Drivers spend so much time on the road that we often become absorbed not just by phones or conversations, but by the unpredictable behavior of others. A forgotten turn signal or a car stopping suddenly at a yellow light can stir frustration, escalating emotions and eventually risky driving. Over time, I’ve realized that even with my hyper awareness and cautious behavior meant to keep me safe, it has created its own distraction.
Driving is such an ordinary part of daily life that people rarely stop to think about the emotional and psychological aspects behind it. We hear constant warnings about texting and driving or intoxicated driving, but we rarely talk about how fear, anxiety, overthinking, and even self doubt can quietly shape our behavior behind the wheel. I have learned this through my own experiences, especially as a young driver still navigating the responsibilities of the road.
I drive a 2005 Toyota Corolla, my car is older than I am! Without modern safety tech like lane assist or automatic braking, backup cameras, or car play to view my directions easier. I constantly question whether my skills are enough, especially as a young driver. I find myself overanalyzing everything: “Is that car drifting into my lane? Could they sideswipe me? Should I steer away?” In my efforts to stay safe, I sometimes react in ways that might actually create more danger like nudging into another lane or braking suddenly, causing me to unintentionally mimic the exact behavior I fear in others. This cycle of hyper awareness and stress is something many people experience but never talk about. We assume that being careful is always synonymous with being safe, but there is a point where caution crosses into anxiety, and anxiety becomes its own form of distraction. When the mind becomes cluttered with too many what ifs, it can be just as dangerous as someone who is not paying attention at all.

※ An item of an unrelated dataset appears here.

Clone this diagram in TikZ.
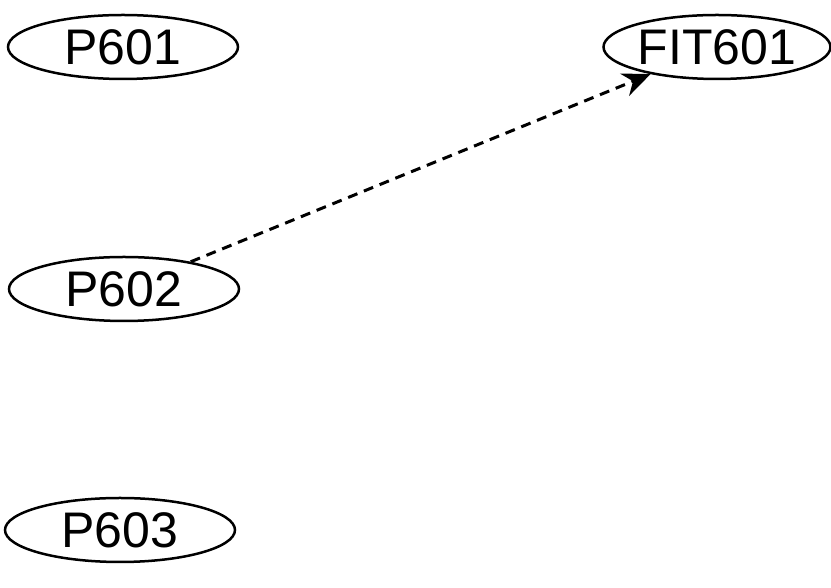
\documentclass[tikz,border=0pt]{standalone}
\usepackage{fontspec}
\setmainfont{Liberation Sans}
\usetikzlibrary{shapes.geometric,arrows.meta}
\tikzset{unit/.style={ellipse, draw, line width=2.5pt, inner sep=0pt, minimum width=230pt, minimum height=64pt, font=\fontsize{50}{50}\selectfont},
  flow/.style={line width=3pt, dashed, dash pattern=on 10pt off 7pt, -{Stealth[length=28pt,width=24pt]}}}
\begin{document}
\begin{tikzpicture}[x=1pt,y=1pt]
    \useasboundingbox (0,0) rectangle (831,588);
    \node[unit] (p601) at (123,541) {P601};
    \node[unit, minimum width=227pt] (fit601) at (717,541) {FIT601};
    \node[unit] (p602) at (124,299) {P602};
    \node[unit] (p603) at (120,58) {P603};
    \draw[flow] (p602) -- (fit601);
\end{tikzpicture}
\end{document}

The mental strain of constant alertness can be exhausting. I’ve seen near accidents avoided only by sharp observation and quick thinking that continuously has me checking my mirrors. The anxious feeling on the road is a big reason I find that I struggle with long distance trips. My maximum time of driving is two to three hours straight till I need a break to step away and breathe. Being too alert can wear down focus just as much as being distracted by a phone or a conversation. That’s what I’ve come to understand. Distraction doesn’t always look like someone texting or music being too loud, it can look like someone trying too hard to stay safe.
Many people underestimate how physically and mentally draining driving is, especially without the support of newer car technologies. Older cars, like mine, require more attention, more skill, and more awareness of surroundings. That alone increases mental load. Add anxiety or fear on top of that, and the road becomes an emotionally demanding place where every small decision feels heightened.
My suggestion to confront the mental toll of driving is to start treating emotional awareness as a critical part of
driver safety, just like using mirrors or checking blind spots. Before I drive, I take a moment to center myself through a few deep breaths and remove what I know are already big physical distractions to me. For example, keeping my phone away, having my radio on a lower volume, less conversations with passengers. Which helps reduce the anxiety that can lead to overthinking. I also believe
driver’s education should evolve to include mental preparedness before the new youth drivers get behind the wheel. Teaching students how to handle stress, panic, and emotional reactions behind the wheel is vital for establishing a balance of safety and care for oneself and others.
Many new drivers are taught how to turn, brake, merge, and park, but very few are taught what to do when their heart is racing or when they feel overwhelmed by traffic or when they begin doubting their decisions. Emotional regulation is a safety skill just as important as signaling or checking blind spots. If more drivers learned this early, our roads would be far safer. For those with long commutes or driving anxiety, taking short mental breaks at rest stops or pulling over can prove effective to helping a driver prepare to be more mindful. Reducing road fatigue and helping to regain focus. More importantly, we need to start talking about emotional distraction the same way we talk about texting or impaired driving. Recognizing that
distracted driving includes mental and emotional strain is the first step toward building safer, more self aware drivers.
Distracted driving isn’t just a physical issue. It’s emotional, mental, and deeply human. The more we recognize that, the better we can respond not by facing each other with road rage and seeing other drivers with aggression but with responsibility and understanding. Everyone wants to make it to their destination safely and my essay is to bring more attention to what I find to be my distracted driving and I believe there’s others like me. And now, when I glance in the rearview mirror, I don’t just see what’s behind me, I see how far I’ve improved in learning to drive with intention, patience, and a clearer mind and with hope for others to make their first steps with me.